▶ _What needs to be done_
Leave the pictures out and write out exactly the lines from the top of the entries through the line containing "(0,0) rectangle (1285,1434);".

▶ _Supplied information_
▼

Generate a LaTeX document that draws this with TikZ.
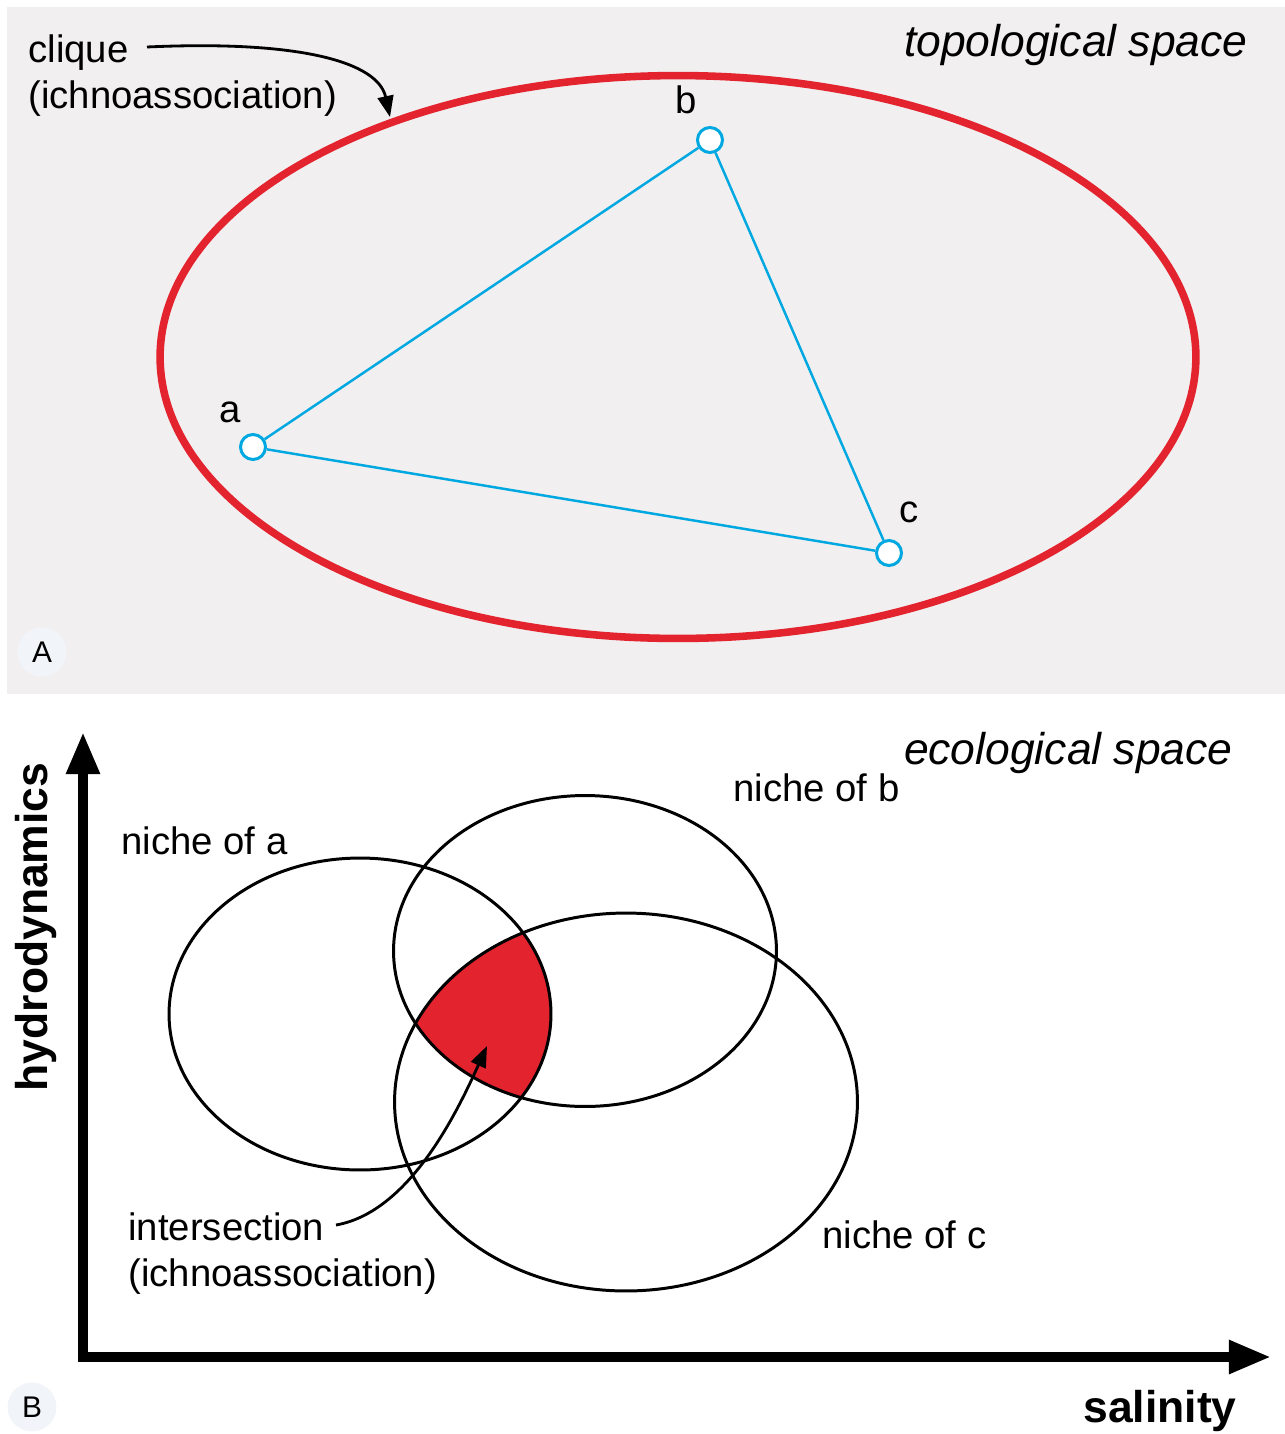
\documentclass[tikz,border=0pt]{standalone}
\usepackage{fontspec}
\setmainfont{Liberation Sans}
\usepackage{xcolor}
\usetikzlibrary{arrows.meta}
\definecolor{panelgray}{HTML}{F1EFF0}
\definecolor{tagfill}{HTML}{F1F5F9}
\definecolor{cliquered}{HTML}{E3232E}
\definecolor{vertexblue}{HTML}{00A8E1}

\begin{document}
\begin{tikzpicture}[x=0.02cm,y=-0.02cm,
  txt/.style={font=\fontsize{21.8pt}{26pt}\selectfont, inner sep=0pt},
  bigtxt/.style={font=\fontsize{25.3pt}{30pt}\selectfont, inner sep=0pt},
  vertex/.style={circle, draw=vertexblue, line width=1.7pt, fill=white, minimum size=0.5cm, inner sep=0pt},
  tag/.style={circle, fill=tagfill, minimum size=0.98cm, inner sep=0pt, font=\fontsize{17pt}{20pt}\selectfont},
  niche/.style={line width=1.7pt},
  pointer/.style={line width=1.6pt, -{Triangle[length=12pt,width=9pt]}},
  axis/.style={line width=5.6pt, line join=miter, {Triangle[length=24pt,width=18pt]}-{Triangle[length=24pt,width=18pt]}}]

\useasboundingbox (0,0) rectangle (1285,1434);

% A: topological space
\fill[panelgray] (7,7) rectangle (1285,694);
\draw[cliquered, line width=4.3pt] (678,357) ellipse [x radius=10.36cm, y radius=5.63cm];

\node[vertex] (na) at (253,447) {};
\node[vertex] (nb) at (710,140) {};
\node[vertex] (nc) at (889,553) {};
\draw[vertexblue, line width=1.4pt] (na) -- (nb) -- (nc) -- (na);
\node[txt, anchor=base] (la) at (230,422) {a};
\node[txt, anchor=base] (lb) at (686,113) {b};
\node[txt, anchor=base] (lc) at (909,522) {c};

\node[txt, anchor=base west] (clique) at (28,62) {clique};
\node[txt, anchor=base west] (cliquesub) at (28,108) {(ichnoassociation)};
\coordinate (cliquetail) at (147,47);
\coordinate (cliquetip) at (390,117);
\draw[pointer] (cliquetail) .. controls (300,40) and (378,62) .. (cliquetip);

\node[bigtxt, anchor=base east] (topo) at (1248,56) {\itshape topological space};
\node[tag] (tagA) at (42,652) {A};

% B: ecological space
\coordinate (origin) at (83,1357);
\coordinate (ytop) at (83,732);
\coordinate (xend) at (1271,1357);
\draw[axis] (ytop) -- (origin) -- (xend);
\node[bigtxt, rotate=90] (hydro) at (36,927) {\bfseries hydrodynamics};
\node[bigtxt, anchor=base east] (sal) at (1237,1422) {\bfseries salinity};

\begin{scope}
\clip (360,1014) ellipse [x radius=3.82cm, y radius=3.12cm];
\clip (585,951) ellipse [x radius=3.83cm, y radius=3.11cm];
\fill[cliquered] (626,1102) ellipse [x radius=4.63cm, y radius=3.78cm];
\end{scope}
\draw[niche] (360,1014) ellipse [x radius=3.82cm, y radius=3.12cm];
\draw[niche] (585,951) ellipse [x radius=3.83cm, y radius=3.11cm];
\draw[niche] (626,1102) ellipse [x radius=4.63cm, y radius=3.78cm];

\node[txt, anchor=base west] (nichea) at (121,854) {niche of a};
\node[txt, anchor=base west] (nicheb) at (733,801) {niche of b};
\node[txt, anchor=base west] (nichec) at (822,1248) {niche of c};
\node[bigtxt, anchor=base east] (eco) at (1233,764) {\itshape ecological space};

\node[txt, anchor=base west] (isect) at (128,1240) {intersection};
\node[txt, anchor=base west] (isectsub) at (128,1286) {(ichnoassociation)};
\coordinate (isecttail) at (336,1225);
\coordinate (isecttip) at (487,1046);
\draw[pointer] (isecttail) .. controls (410,1212) and (458,1110) .. (isecttip);

\node[tag] (tagB) at (32,1407) {B};
\end{tikzpicture}
\end{document}
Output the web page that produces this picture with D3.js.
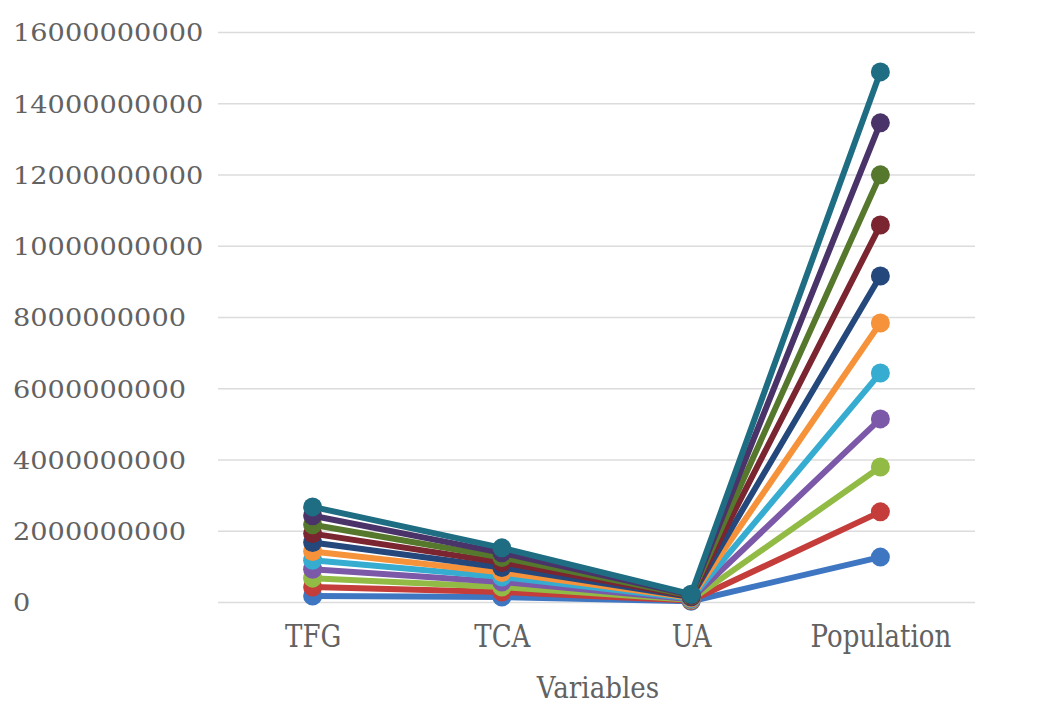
<!DOCTYPE html>
<html>
<head>
<meta charset="utf-8">
<script src="https://cdn.jsdelivr.net/npm/d3@7"></script>
<style>
  html, body { margin: 0; padding: 0; background: #ffffff; }
  svg { display: block; }
  text { font-family: "DejaVu Serif", "Liberation Serif", serif; fill: #626262; }
</style>
</head>
<body>
<svg id="chart" width="1047" height="708"></svg>
<script>
// Categories along the x axis
const categories = ["TFG", "TCA", "UA", "Population"];

// One value per series for each variable (11 series)
const tfgValues = [0.17e9, 0.42e9, 0.67e9, 0.92e9, 1.17e9, 1.42e9, 1.67e9, 1.92e9, 2.17e9, 2.42e9, 2.67e9];
const tcaValues = [0.14e9, 0.28e9, 0.42e9, 0.56e9, 0.70e9, 0.83e9, 0.97e9, 1.11e9, 1.25e9, 1.38e9, 1.52e9];
const uaValues  = [0.02e9, 0.04e9, 0.06e9, 0.08e9, 0.10e9, 0.12e9, 0.14e9, 0.16e9, 0.18e9, 0.20e9, 0.22e9];
const populationValues = [1.26e9, 2.53e9, 3.79e9, 5.14e9, 6.43e9, 7.83e9, 9.15e9, 10.58e9, 11.99e9, 13.45e9, 14.88e9];

// Y axis ticks
const yTicks = [0, 2e9, 4e9, 6e9, 8e9, 10e9, 12e9, 14e9, 16e9];

// Series colours
const seriesColors = ["#3f76c2", "#c43d3a", "#91bb45", "#7c58a8", "#35acd0", "#f5923a",
                      "#24487c", "#7a2530", "#56782c", "#4a3368", "#1f6d82"];

const series = tfgValues.map((_, i) => ({
  color: seriesColors[i],
  values: [tfgValues[i], tcaValues[i], uaValues[i], populationValues[i]]
}));

const svg = d3.select("#chart");
const plotLeft = 218, plotRight = 975, plotTop = 32, plotBottom = 602;

const x = d3.scalePoint().domain(categories).range([plotLeft, plotRight]).padding(0.5);
const y = d3.scaleLinear().domain([0, 16e9]).range([plotBottom, plotTop]);

// Gridlines + y tick labels
const yAxis = svg.append("g")
  .attr("transform", `translate(${plotLeft},0)`)
  .call(d3.axisLeft(y).tickValues(yTicks).tickFormat(d3.format("d")).tickSize(-(plotRight - plotLeft)));
yAxis.select(".domain").remove();
yAxis.selectAll(".tick line").attr("stroke", "#dcdcdc").attr("stroke-width", 1.5);
yAxis.selectAll(".tick text")
  .attr("x", 13 - plotLeft)
  .attr("dy", "0.36em")
  .attr("text-anchor", "start")
  .style("font-size", "24.5px")
  .attr("textLength", function () { return this.textContent.length * 17.3; })
  .attr("lengthAdjust", "spacingAndGlyphs");

// X category labels
const xAxis = svg.append("g")
  .attr("transform", `translate(0,${plotBottom})`)
  .call(d3.axisBottom(x).tickSize(0));
xAxis.select(".domain").remove();
xAxis.selectAll(".tick text")
  .attr("y", 0)
  .attr("dy", 45)
  .style("font-size", "31px")
  .each(function () {
    const w = this.getComputedTextLength();
    d3.select(this).attr("textLength", w * 0.84).attr("lengthAdjust", "spacingAndGlyphs");
  });

// Axis title
const title = svg.append("text")
  .attr("x", 598)
  .attr("y", 698)
  .attr("text-anchor", "middle")
  .style("font-size", "30px")
  .text("Variables");
title.attr("textLength", title.node().getComputedTextLength() * 0.87).attr("lengthAdjust", "spacingAndGlyphs");

// Lines with markers
const line = d3.line()
  .x((d, i) => x(categories[i]))
  .y(d => y(d));

const seriesG = svg.append("g")
  .selectAll("g")
  .data(series)
  .join("g");

seriesG.append("path")
  .attr("d", d => line(d.values))
  .attr("fill", "none")
  .attr("stroke", d => d.color)
  .attr("stroke-width", 6)
  .attr("stroke-linejoin", "round")
  .attr("stroke-linecap", "round");

seriesG.selectAll("circle")
  .data(d => d.values.map((v, i) => ({ v, i, color: d.color })))
  .join("circle")
  .attr("cx", d => x(categories[d.i]))
  .attr("cy", d => y(d.v))
  .attr("r", 9.5)
  .attr("fill", d => d.color);
</script>
</body>
</html>
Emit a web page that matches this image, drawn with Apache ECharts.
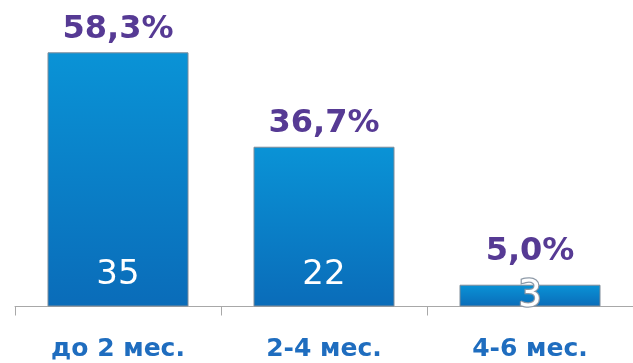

▲

▶ _Output for this task_
Generate a LaTeX document that draws this with TikZ.
\documentclass[tikz,border=0pt]{standalone}
\usepackage{fontspec}
\setmainfont{Liberation Sans}
\usepackage{xcolor}
\usetikzlibrary{arrows.meta}
\definecolor{panelgray}{HTML}{F1EFF0}
\definecolor{tagfill}{HTML}{F1F5F9}
\definecolor{cliquered}{HTML}{E3232E}
\definecolor{vertexblue}{HTML}{00A8E1}

\begin{document}
\begin{tikzpicture}[x=0.02cm,y=-0.02cm,
  txt/.style={font=\fontsize{21.8pt}{26pt}\selectfont, inner sep=0pt},
  bigtxt/.style={font=\fontsize{25.3pt}{30pt}\selectfont, inner sep=0pt},
  vertex/.style={circle, draw=vertexblue, line width=1.7pt, fill=white, minimum size=0.5cm, inner sep=0pt},
  tag/.style={circle, fill=tagfill, minimum size=0.98cm, inner sep=0pt, font=\fontsize{17pt}{20pt}\selectfont},
  niche/.style={line width=1.7pt},
  pointer/.style={line width=1.6pt, -{Triangle[length=12pt,width=9pt]}},
  axis/.style={line width=5.6pt, line join=miter, {Triangle[length=24pt,width=18pt]}-{Triangle[length=24pt,width=18pt]}}]

\useasboundingbox (0,0) rectangle (1285,1434);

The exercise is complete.